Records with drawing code
=======

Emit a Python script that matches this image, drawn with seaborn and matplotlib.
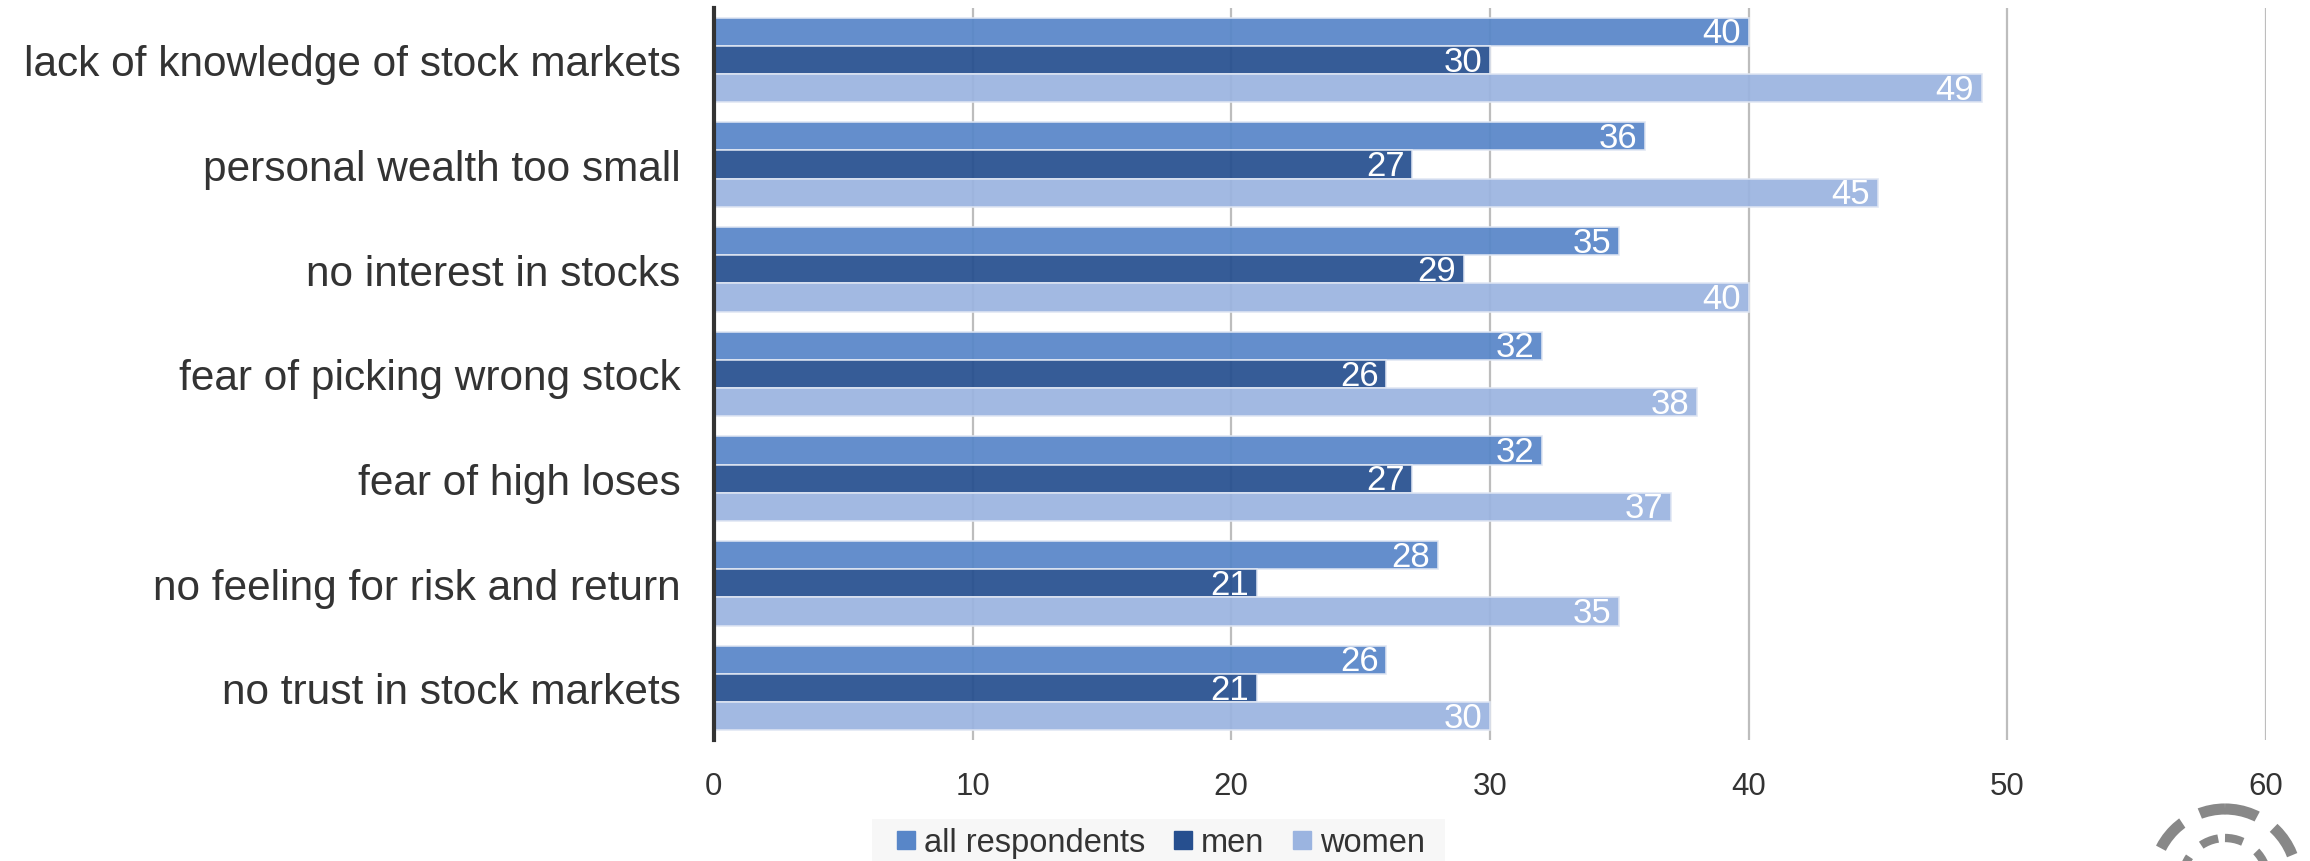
import matplotlib
matplotlib.use("Agg")
import matplotlib.pyplot as plt
import seaborn as sns
import pandas as pd
from matplotlib.lines import Line2D
from matplotlib.patches import Circle, Rectangle

categories = ["lack of knowledge of stock markets", "personal wealth too small",
              "no interest in stocks", "fear of picking wrong stock",
              "fear of high loses", "no feeling for risk and return",
              "no trust in stock markets"]
series_names = ["all respondents", "men", "women"]
all_resp = [40, 36, 35, 32, 32, 28, 26]
men = [30, 27, 29, 26, 27, 21, 21]
women = [49, 45, 40, 38, 37, 35, 30]
xticks = [0, 10, 20, 30, 40, 50, 60]
colors = ["#5886C8", "#264F8F", "#9BB4E0"]

rows = []
for s, vals in zip(series_names, [all_resp, men, women]):
    for c, v in zip(categories, vals):
        rows.append({"category": c, "series": s, "value": v})
df = pd.DataFrame(rows)

sns.set_theme(style="white")
plt.rcParams['font.family'] = ['Liberation Sans', 'DejaVu Sans']

fig = plt.figure(figsize=(23.1, 8.62), dpi=100)

# background overlay axes for legend box and watermark (pixel coordinates)
bg = fig.add_axes([0, 0, 1, 1], zorder=-1)
bg.set_xlim(0, 2310)
bg.set_ylim(862, 0)
bg.axis("off")
bg.add_patch(Rectangle((872, 820), 573, 50, facecolor="#f7f7f7", edgecolor="none"))
bg.add_patch(Circle((2225, 882), 72, fill=False, edgecolor="#888888", linewidth=8,
                    linestyle=(0, (3.0, 1.8))))
bg.add_patch(Circle((2225, 882), 43, fill=False, edgecolor="#888888", linewidth=6,
                    linestyle=(0, (2.2, 2.0))))

ax = fig.add_axes([0.309, 0.14, 0.672, 0.85])
ax.patch.set_alpha(0)

sns.barplot(data=df, y="category", x="value", hue="series", order=categories,
            hue_order=series_names, palette=colors, width=0.81, orient="h",
            ax=ax, legend=False, saturation=1, edgecolor="#dfe6f3", linewidth=1.2,
            alpha=0.93)

ax.set_xlim(0, 60)
ax.set_ylim(6.5, -0.5)
ax.set_xticks(xticks)
ax.set_xticklabels([str(t) for t in xticks], fontsize=22.5, color="#333333")
ax.tick_params(axis="x", length=0, pad=22)
ax.tick_params(axis="y", length=0, pad=24, labelsize=30.5, labelcolor="#333333")
ax.set_xlabel("")
ax.set_ylabel("")
ax.xaxis.grid(True, color="#bdbdbd", linewidth=1.6)
ax.set_axisbelow(True)
for sp in ["top", "right", "bottom"]:
    ax.spines[sp].set_visible(False)
ax.spines["left"].set_color("#333333")
ax.spines["left"].set_linewidth(3)
ax.spines["left"].set_zorder(5)

for cont in ax.containers:
    for bar in cont:
        w = bar.get_width()
        y = bar.get_y() + bar.get_height() / 2
        ax.text(w - 0.3, y + 0.01, f"{w:.0f}", ha="right", va="center",
                color="white", fontsize=25, zorder=6)

handles = [Line2D([0], [0], marker="s", linestyle="", markersize=13,
                  markerfacecolor=c, markeredgecolor=c) for c in colors]
leg = fig.legend(handles, series_names, loc="center", bbox_to_anchor=(0.502, 0.021),
                 ncol=3, frameon=False, fontsize=23.5, handletextpad=0.2,
                 columnspacing=0.8, borderpad=0.2, handlelength=0.7)
for t in leg.get_texts():
    t.set_color("#333333")

fig.savefig("out.png", dpi=100)
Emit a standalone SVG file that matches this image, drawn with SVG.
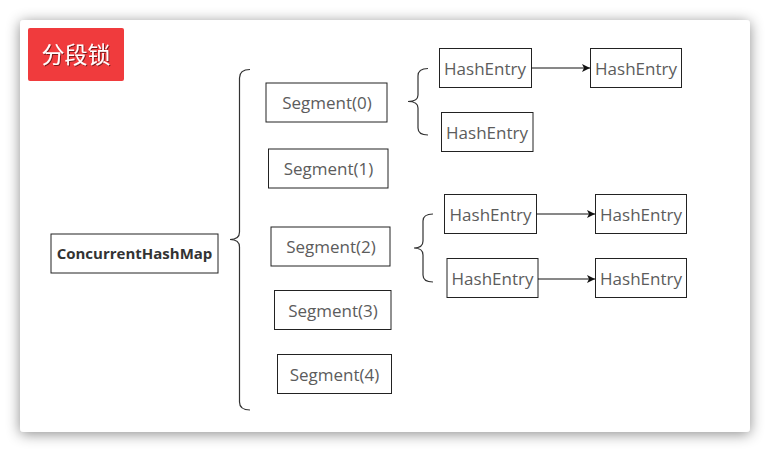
<svg xmlns="http://www.w3.org/2000/svg" width="770" height="452" viewBox="0 0 770 452">
<defs>
<filter id="sh" x="-10%" y="-10%" width="120%" height="120%">
<feDropShadow dx="0" dy="2" stdDeviation="7" flood-color="#000" flood-opacity="0.45"/>
</filter>
<filter id="ts" x="-10%" y="-10%" width="120%" height="130%">
<feDropShadow dx="1" dy="1" stdDeviation="0.6" flood-color="#000" flood-opacity="0.5"/>
</filter>
<marker id="arr" markerWidth="10" markerHeight="10" refX="8" refY="5" orient="auto" markerUnits="userSpaceOnUse">
<path d="M0,1 L8,5 L0,9 L2,5 Z" fill="#111"/>
</marker>
<style>
.box{fill:#fff;stroke:#222;stroke-width:1}
.t{font-family:"Open Sans","Noto Sans","Liberation Sans",sans-serif;font-size:17px;fill:#5c5c5c;text-anchor:middle}
.b{font-family:"Open Sans","Noto Sans","Liberation Sans",sans-serif;font-size:15px;font-weight:bold;fill:#333;text-anchor:middle}
.br{fill:none;stroke:#333;stroke-width:1.2}
.ln{fill:none;stroke:#111;stroke-width:1;marker-end:url(#arr)}
</style>
</defs>
<rect x="0" y="0" width="770" height="452" fill="#fff"/>
<rect x="20" y="20" width="730" height="412" rx="4" fill="#fff" filter="url(#sh)"/>
<g id="title">
<rect x="28" y="28" width="96" height="53" rx="2" fill="#f03b3d"/>
<text x="76" y="63" font-family="'Noto Sans CJK SC',sans-serif" font-size="23" fill="#fff" text-anchor="middle" filter="url(#ts)">分段锁</text>
</g>
<g id="chm"><rect class="box" x="51" y="234" width="167" height="39"/><text class="b" x="134.5" y="259">ConcurrentHashMap</text></g>
<g id="seg0"><rect class="box" x="266" y="83" width="121" height="39"/><text class="t" x="327" y="109">Segment(0)</text></g>
<g id="seg1"><rect class="box" x="268.5" y="149" width="119.5" height="39"/><text class="t" x="328.5" y="175">Segment(1)</text></g>
<g id="seg2"><rect class="box" x="271" y="227" width="119" height="39"/><text class="t" x="331" y="253">Segment(2)</text></g>
<g id="seg3"><rect class="box" x="274.5" y="290.5" width="116.5" height="39"/><text class="t" x="333" y="316.5">Segment(3)</text></g>
<g id="seg4"><rect class="box" x="277.5" y="354.5" width="114" height="39"/><text class="t" x="334.5" y="380.5">Segment(4)</text></g>
<g id="he1"><rect class="box" x="439.5" y="48.5" width="92" height="39"/><text class="t" x="485" y="75">HashEntry</text></g>
<g id="he2"><rect class="box" x="590.5" y="48.5" width="91" height="39"/><text class="t" x="636" y="75">HashEntry</text></g>
<g id="he3"><rect class="box" x="441.5" y="112.5" width="91.5" height="39"/><text class="t" x="487" y="139">HashEntry</text></g>
<g id="he4"><rect class="box" x="444.5" y="194.5" width="92" height="39"/><text class="t" x="490.5" y="221">HashEntry</text></g>
<g id="he5"><rect class="box" x="595.5" y="194.5" width="91" height="39"/><text class="t" x="641" y="221">HashEntry</text></g>
<g id="he6"><rect class="box" x="447" y="258.5" width="91" height="39"/><text class="t" x="492.5" y="285">HashEntry</text></g>
<g id="he7"><rect class="box" x="595.5" y="258.5" width="91" height="39"/><text class="t" x="641" y="285">HashEntry</text></g>
<g id="connectors">
<path class="br" d="M250,69.5 Q239.5,69.5 239.5,78 L239.5,232 Q239.5,239.5 230,239.5 Q239.5,239.5 239.5,247 L239.5,402 Q239.5,410 250,410"/>
<path class="br" d="M428,68.5 Q418,68.5 418,76 L418,95 Q418,101.5 408,101.5 Q418,101.5 418,108 L418,128 Q418,135 428,135"/>
<path class="br" d="M433,214 Q423,214 423,221 L423,241 Q423,248 414,248 Q423,248 423,255 L423,275 Q423,282 433,282"/>
<line class="ln" x1="531.5" y1="68" x2="590" y2="68"/>
<line class="ln" x1="536.5" y1="214" x2="595" y2="214"/>
<line class="ln" x1="538" y1="279" x2="595" y2="279"/>
</g>
</svg>
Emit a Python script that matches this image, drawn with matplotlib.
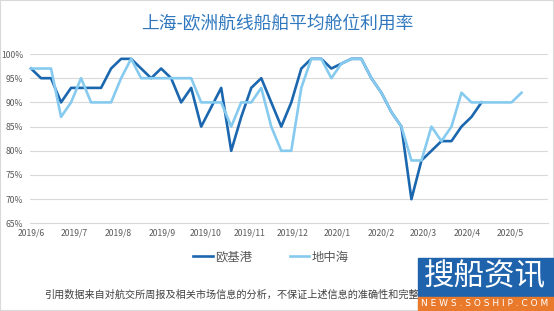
import numpy as np
import pandas as pd
import matplotlib; matplotlib.use("Agg"); import matplotlib.pyplot as plt
from matplotlib.patches import Rectangle

plt.rcParams['font.family'] = ['Noto Sans CJK SC', 'DejaVu Sans']

# weekly load factor (%), Shanghai -> Europe
weeks = pd.date_range("2019-06-07", periods=50, freq="7D")
north_europe = [97,95,95,90,93,93,93,93,97,99,99,97,95,97,95,90,93,85,89,93,80,87,93,95,90,
                85,90,97,99,99,97,98,99,99,95,92,88,85,70,78,80,82,82,85,87,90]
mediterranean = [97,97,97,87,90,95,90,90,90,95,99,95,95,95,95,95,95,90,90,90,85,90,90,93,85,
                 80,80,93,99,99,95,98,99,99,95,92,88,85,78,78,85,82,85,92,90,90,90,90,90,92]
series_names = ["欧基港", "地中海"]
y_ticks = [65, 70, 75, 80, 85, 90, 95, 100]
month_ticks = pd.date_range("2019-06-07", periods=12, freq=pd.DateOffset(months=1))
month_labels = [f"{d.year}/{d.month}" for d in month_ticks]

W, H = 554, 311
fig = plt.figure(figsize=(W/100, H/100), dpi=100)
px = lambda x, y: (x/W, 1 - y/H)

ax = fig.add_axes([30/W, 1-223.4/H, (548-30)/W, (223.4-54)/H])
dark, light = "#1B67AF", "#86CBEF"
ax.plot(weeks[:len(north_europe)], north_europe, color=dark, lw=1.9, label=series_names[0], zorder=3, clip_on=False)
ax.plot(weeks, mediterranean, color=light, lw=1.9, label=series_names[1], zorder=4, clip_on=False)

ax.set_ylim(65, 100)
ax.set_xlim(weeks[0] - pd.Timedelta(days=0.7), weeks[0] + pd.Timedelta(days=361.5))
ax.set_yticks(y_ticks)
ax.set_yticklabels([f"{v}%" for v in y_ticks])
ax.set_xticks(month_ticks)
ax.set_xticklabels(month_labels)
ax.grid(axis="y", color="#D9D9D9", lw=0.8)
ax.set_axisbelow(True)
for s in ["top", "right", "left"]:
    ax.spines[s].set_visible(False)
ax.spines["bottom"].set_color("#D9D9D9"); ax.spines["bottom"].set_linewidth(0.8)
ax.tick_params(axis="y", length=0, pad=5, labelsize=6.2, labelcolor="#595959")
ax.tick_params(axis="x", length=0, pad=3.5, labelsize=6.2, labelcolor="#595959")

fig.text(*px(277, 24), "上海-欧洲航线船舶平均舱位利用率", ha="center", va="center",
         fontsize=12.8, color="#2F78BE")

fig.legend(loc="center", bbox_to_anchor=px(271, 257), ncol=2, frameon=False, fontsize=8.9,
           handlelength=1.6, handletextpad=0.2, columnspacing=3.0, labelcolor="#595959")

fig.text(*px(44, 295), "引用数据来自对航交所周报及相关市场信息的分析，不保证上述信息的准确性和完整性",
         ha="left", va="center", fontsize=7.3, color="#404040")

# watermark logo
fig.patches.append(Rectangle(px(418, 297), 136/W, 39/H, transform=fig.transFigure, color="#1E63AC", zorder=5))
fig.patches.append(Rectangle(px(418, 311), 136/W, 14/H, transform=fig.transFigure, color="#E97A2C", zorder=5))
fig.text(*px(485, 277), "搜船资讯", ha="center", va="center", fontsize=22, color="white", zorder=6)
fig.text(*px(485, 304), "N E W S . S O S H I P . C O M", ha="center", va="center", fontsize=6.5,
         color="white", zorder=6, family="DejaVu Sans")

fig.patches.append(Rectangle((0, 0), 1, 1, transform=fig.transFigure, fill=False, ec="#D9D9D9", lw=1.5))
fig.savefig("out.png", dpi=100)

=======

What you need to do
Extract the part of the records that opens with the line containing "drawn with matplotlib." and closes with the line containing "label=series_names[1], zorder=4, clip_on=False)". Take only those lines, exactly, and no pictures.

Full answer
Emit a Python script that matches this image, drawn with matplotlib.
import numpy as np
import pandas as pd
import matplotlib; matplotlib.use("Agg"); import matplotlib.pyplot as plt
from matplotlib.patches import Rectangle

plt.rcParams['font.family'] = ['Noto Sans CJK SC', 'DejaVu Sans']

# weekly load factor (%), Shanghai -> Europe
weeks = pd.date_range("2019-06-07", periods=50, freq="7D")
north_europe = [97,95,95,90,93,93,93,93,97,99,99,97,95,97,95,90,93,85,89,93,80,87,93,95,90,
                85,90,97,99,99,97,98,99,99,95,92,88,85,70,78,80,82,82,85,87,90]
mediterranean = [97,97,97,87,90,95,90,90,90,95,99,95,95,95,95,95,95,90,90,90,85,90,90,93,85,
                 80,80,93,99,99,95,98,99,99,95,92,88,85,78,78,85,82,85,92,90,90,90,90,90,92]
series_names = ["欧基港", "地中海"]
y_ticks = [65, 70, 75, 80, 85, 90, 95, 100]
month_ticks = pd.date_range("2019-06-07", periods=12, freq=pd.DateOffset(months=1))
month_labels = [f"{d.year}/{d.month}" for d in month_ticks]

W, H = 554, 311
fig = plt.figure(figsize=(W/100, H/100), dpi=100)
px = lambda x, y: (x/W, 1 - y/H)

ax = fig.add_axes([30/W, 1-223.4/H, (548-30)/W, (223.4-54)/H])
dark, light = "#1B67AF", "#86CBEF"
ax.plot(weeks[:len(north_europe)], north_europe, color=dark, lw=1.9, label=series_names[0], zorder=3, clip_on=False)
ax.plot(weeks, mediterranean, color=light, lw=1.9, label=series_names[1], zorder=4, clip_on=False)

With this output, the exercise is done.